5

Trying to port java code to C++ I've stumbled over some weird behaviour. I can't get double addition to work (even though compiler option /fp:strict which means "correct" floating point math is set in Visual Studio 2008).

double a = 0.4;
/* a: 0.40000000000000002, correct */

double b = 0.0 + 0.4;
/* b: 0.40000000596046448, incorrect
(0 + 0.4 is the same). It's not even close to correct. */

double c = 0;  
float f = 0.4f;  
c += f;
/* c: 0.40000000596046448 too */

In a different test project I set up it works fine (/fp:strict behaves according to IEEE754).

Using Visual Studio 2008 (standard) with No optimization and FP: strict.

Any ideas? Is it really truncating to floats? This project really needs same behaviour on both java and C++ side. I got all values by reading from debug window in VC++.

Solution: _fpreset(); // Barry Kelly's idea solved it. A library was setting the FP precision to low.

user141446
  • 63
  • 5
  • 2
    Can you post a small complete test program along with the exact command line used to compile (see output window etc.), which demonstrates the problem? The only way I can reproduce is by using 0.0f + 0.4f instead. – Barry Kelly Jul 20 '09 at 15:30
  • Can we assume you are aware of the imprecision of floating point types? Being accurate to 7 decimal places is usually considered ok since the default printing precision is 6. – Evan Teran Jul 20 '09 at 15:49
  • @Evan, his example is off by more than would be explained by floating point imprecision. – Kevin Jul 20 '09 at 15:55
  • Well, his example is off by exactly what would be explained by single-precision floating point precision. – Steve Jessop Jul 20 '09 at 15:58

2 Answers2

8

The only thing I can think of is perhaps you are linking against a library or DLL which has modified the CPU precision via the control word.

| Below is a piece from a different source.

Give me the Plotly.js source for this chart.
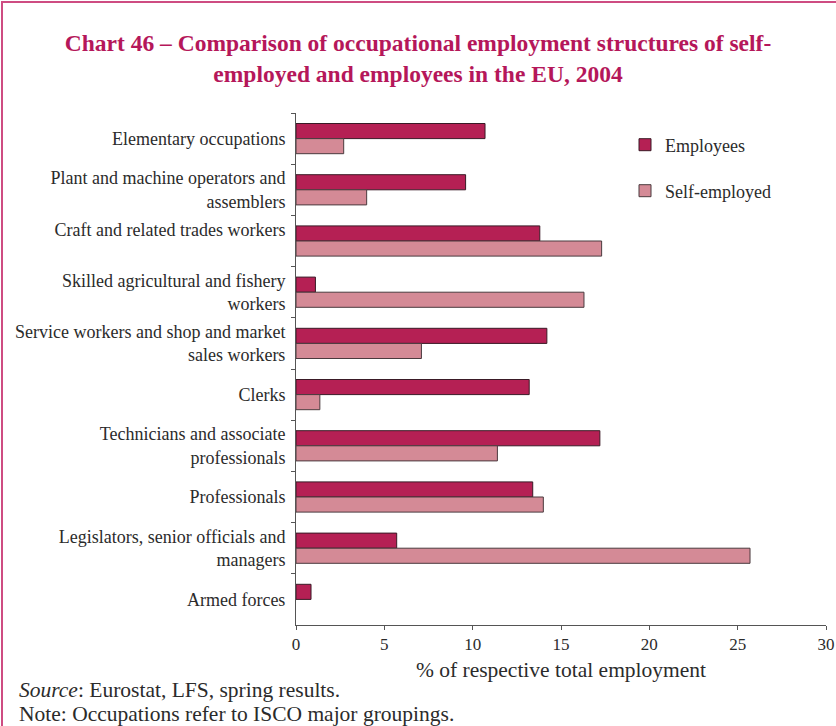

Have you tried calling _fpreset() from float.h before the problematic computation?

Barry Kelly
  • 41,404
  • 5
  • 117
  • 189
  • It must be something along those lines, but is 0.0 + 0.4 even a computation? Can't it be evaluated at compile time? Checking the disassembly might establish whether the runtime float mode has anything to do with it, or whether something has gone wrong at compile time. – Steve Jessop Jul 20 '09 at 16:17
  • Sure it can be, but if it were that simple, it would be easy to reproduce, no? – Barry Kelly Jul 20 '09 at 16:23
  • I dunno, maybe something else in the project is specifying /fp:stupid or equivalent. My personal favourite would be a source file isn't newline-terminated and therefore the program has undefined behaviour, although I don't hold out much hope of ever seeing that cause a bug in the wild... – Steve Jessop Jul 20 '09 at 16:44
  • Spot on! It was a library setting the FP precision to 32bit (a directx DLL in my case). Thanks! :) – user141446 Jul 21 '09 at 09:14
  • @barry-kelly do you know which functions can set the floating point precision? I suspect I have the same issue, but don’t want to put _fpreset all over the place, but rather right after the offending library... – Luc Bloom Nov 15 '17 at 17:51
  • _set_controlfp, _control87, _controlfp, __control87_2, maybe others. – Luc Bloom Nov 15 '17 at 17:59
3

Yes, it's certainly truncating to floats. I get the same value printing float f = 0.4 as you do in the "inaccurate" case. Try:

double b = 0.0 + (double) 0.4;

The question then is why it's truncating to floats. There's no excuse in the standard for treating 0.0 + 0.4 as a single-precision expression, since floating point literals are double-precision unless they have a suffix to say otherwise.

So something must be interfering with your settings, but I have no idea what.

Steve Jessop
  • 273,490
  • 39
  • 460
  • 699